[EXERCISE OBJECTIVE] Your task is to reproduce, verbatim and without pictures, the lines from the opening of the listing through the line containing "const totals = rows.map((r)".

********************

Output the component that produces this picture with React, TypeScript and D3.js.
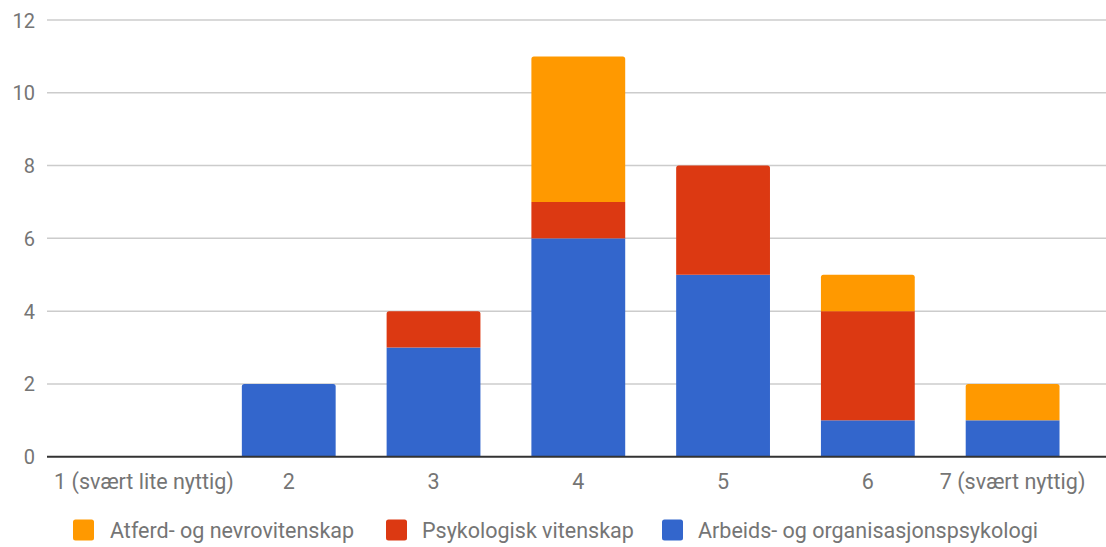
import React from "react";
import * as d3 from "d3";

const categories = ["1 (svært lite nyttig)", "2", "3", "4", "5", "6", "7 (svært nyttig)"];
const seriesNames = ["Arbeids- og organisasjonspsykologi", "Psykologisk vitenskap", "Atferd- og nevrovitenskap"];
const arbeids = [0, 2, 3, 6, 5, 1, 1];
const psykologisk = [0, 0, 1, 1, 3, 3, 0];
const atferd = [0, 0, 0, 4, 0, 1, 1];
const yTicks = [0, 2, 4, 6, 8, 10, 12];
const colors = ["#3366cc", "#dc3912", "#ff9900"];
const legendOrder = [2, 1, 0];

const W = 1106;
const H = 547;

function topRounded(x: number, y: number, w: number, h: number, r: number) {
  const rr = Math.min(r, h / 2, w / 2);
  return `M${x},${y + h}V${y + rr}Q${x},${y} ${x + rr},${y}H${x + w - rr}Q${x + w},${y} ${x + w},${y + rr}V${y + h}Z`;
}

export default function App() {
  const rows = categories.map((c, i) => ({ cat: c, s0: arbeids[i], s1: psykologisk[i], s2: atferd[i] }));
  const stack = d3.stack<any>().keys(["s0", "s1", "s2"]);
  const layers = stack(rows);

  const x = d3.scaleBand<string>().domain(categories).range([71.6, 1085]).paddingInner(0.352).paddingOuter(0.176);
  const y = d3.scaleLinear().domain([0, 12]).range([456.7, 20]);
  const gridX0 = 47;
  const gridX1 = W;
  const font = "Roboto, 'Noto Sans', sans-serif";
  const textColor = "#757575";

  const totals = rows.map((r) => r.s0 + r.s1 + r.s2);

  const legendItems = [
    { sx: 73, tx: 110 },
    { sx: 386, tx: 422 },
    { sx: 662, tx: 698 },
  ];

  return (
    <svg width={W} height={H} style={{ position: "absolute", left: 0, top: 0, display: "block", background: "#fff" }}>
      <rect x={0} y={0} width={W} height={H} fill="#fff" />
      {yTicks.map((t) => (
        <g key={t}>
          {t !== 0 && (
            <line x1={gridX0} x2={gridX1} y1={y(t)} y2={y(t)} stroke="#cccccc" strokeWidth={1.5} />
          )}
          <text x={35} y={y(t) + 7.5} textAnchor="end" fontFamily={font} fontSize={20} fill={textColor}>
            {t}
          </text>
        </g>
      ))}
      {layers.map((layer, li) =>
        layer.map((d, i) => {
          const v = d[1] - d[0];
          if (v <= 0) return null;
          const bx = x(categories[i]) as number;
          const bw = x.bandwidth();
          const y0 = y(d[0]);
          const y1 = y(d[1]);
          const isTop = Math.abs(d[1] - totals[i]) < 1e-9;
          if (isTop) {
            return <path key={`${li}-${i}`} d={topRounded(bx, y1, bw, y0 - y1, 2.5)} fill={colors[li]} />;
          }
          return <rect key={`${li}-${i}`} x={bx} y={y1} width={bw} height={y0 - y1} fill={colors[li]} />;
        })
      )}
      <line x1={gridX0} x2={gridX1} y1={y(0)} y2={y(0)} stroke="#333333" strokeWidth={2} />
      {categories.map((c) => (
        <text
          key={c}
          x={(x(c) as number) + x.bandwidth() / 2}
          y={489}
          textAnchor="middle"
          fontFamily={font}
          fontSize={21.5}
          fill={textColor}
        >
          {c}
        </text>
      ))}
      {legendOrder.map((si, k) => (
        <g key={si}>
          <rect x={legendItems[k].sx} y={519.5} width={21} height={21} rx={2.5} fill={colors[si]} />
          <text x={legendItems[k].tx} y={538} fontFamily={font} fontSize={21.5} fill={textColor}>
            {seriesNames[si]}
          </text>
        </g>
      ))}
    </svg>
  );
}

********************

[TASK ANSWER]
Output the component that produces this picture with React, TypeScript and D3.js.
import React from "react";
import * as d3 from "d3";

const categories = ["1 (svært lite nyttig)", "2", "3", "4", "5", "6", "7 (svært nyttig)"];
const seriesNames = ["Arbeids- og organisasjonspsykologi", "Psykologisk vitenskap", "Atferd- og nevrovitenskap"];
const arbeids = [0, 2, 3, 6, 5, 1, 1];
const psykologisk = [0, 0, 1, 1, 3, 3, 0];
const atferd = [0, 0, 0, 4, 0, 1, 1];
const yTicks = [0, 2, 4, 6, 8, 10, 12];
const colors = ["#3366cc", "#dc3912", "#ff9900"];
const legendOrder = [2, 1, 0];

const W = 1106;
const H = 547;

function topRounded(x: number, y: number, w: number, h: number, r: number) {
  const rr = Math.min(r, h / 2, w / 2);
  return `M${x},${y + h}V${y + rr}Q${x},${y} ${x + rr},${y}H${x + w - rr}Q${x + w},${y} ${x + w},${y + rr}V${y + h}Z`;
}

export default function App() {
  const rows = categories.map((c, i) => ({ cat: c, s0: arbeids[i], s1: psykologisk[i], s2: atferd[i] }));
  const stack = d3.stack<any>().keys(["s0", "s1", "s2"]);
  const layers = stack(rows);

  const x = d3.scaleBand<string>().domain(categories).range([71.6, 1085]).paddingInner(0.352).paddingOuter(0.176);
  const y = d3.scaleLinear().domain([0, 12]).range([456.7, 20]);
  const gridX0 = 47;
  const gridX1 = W;
  const font = "Roboto, 'Noto Sans', sans-serif";
  const textColor = "#757575";

  const totals = rows.map((r) => r.s0 + r.s1 + r.s2);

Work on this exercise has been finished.